举例:tidyverse 注意这里只是为了展示,真实情况不一定
^.*\.Rproj$ # Designates the directory as an RStudio Project
^\.Rproj\.user$ # Used by RStudio for temporary files
^README\.Rmd$ # An Rmd file used to generate README.md
^LICENSE\.md$ # Full text of the license
^cran-comments\.md$ # Comments for CRAN submission
^\.travis\.yml$ # Used by Travis-CI for continuous integration testing
^data-raw$ # Code used to create data included in the package
^pkgdown$ # Resources used for the package website
^_pkgdown\.yml$ # Configuration info for the package website
^\.github$ # Contributing guidelines, CoC, issue templates, etc.
Binary package
如果需要把R包分享给其他没有R包开发经验的用户,就需要用到binary package,而且这种包的形式是平台特异的。比如Windows和macOS。如果需要制作一个二进制包,需要使用如下代码:
devtools::build(binary = TRUE)
不过一般最开始制作这种二进制包并发布的是CRAN,用户并不需要。在CRAN上提交package bundle,然后它会帮你发布二进制的包。
Installed package
安装后的包就是二进制包解压以后的package library。下图展示了包下载的一些方式,实际情况还要复杂很多:
Package libraries
查看可用的包:
# on Windows
.libPaths()
#> [1] "C:/Users/jenny/Documents/R/win-library/3.6"

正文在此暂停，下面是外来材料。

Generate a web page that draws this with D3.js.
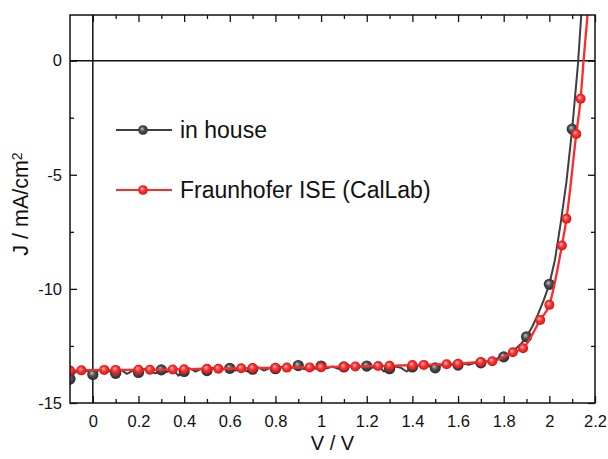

#> [2] "C:/Program Files/R/R-3.6.0/library"
lapply(.libPaths(), list.dirs, recursive = FALSE, full.names = FALSE)
#> [[1]]
#> [1] "abc" "anytime" "askpass" "assertthat"
#> ...
#> [145] "zeallot"
#>
#> [[2]]
#> [1] "base" "boot" "class" "cluster"
#> [5] "codetools" "compiler" "datasets" "foreign"
#> [9] "graphics" "grDevices" "grid" "KernSmooth"
#> [13] "lattice" "MASS" "Matrix" "methods"
#> [17] "mgcv" "nlme" "nnet" "parallel"
#> [21] "rpart" "spatial" "splines" "stats"
#> [25] "stats4" "survival" "tcltk" "tools"
#> [29] "translations" "utils"
我们可以看到R的library分成了两类:
- A user library
- A system-level or global library
第一类就是用户自己后来添加的包,从CRAN、bioconductor等各处的都有。第二类是核心包,比如base,系统默认自带的。目的是方便管理,其他安装的包的添加或删除不会干扰到原来的基础包。
从path中也可以反映出,如果要对R进行升级更新,比如从3.5 到3.6(minor version),那么需要重新安装包。但是如果是R 3.6.0到3.6.1(patch release),就不需要重新安装。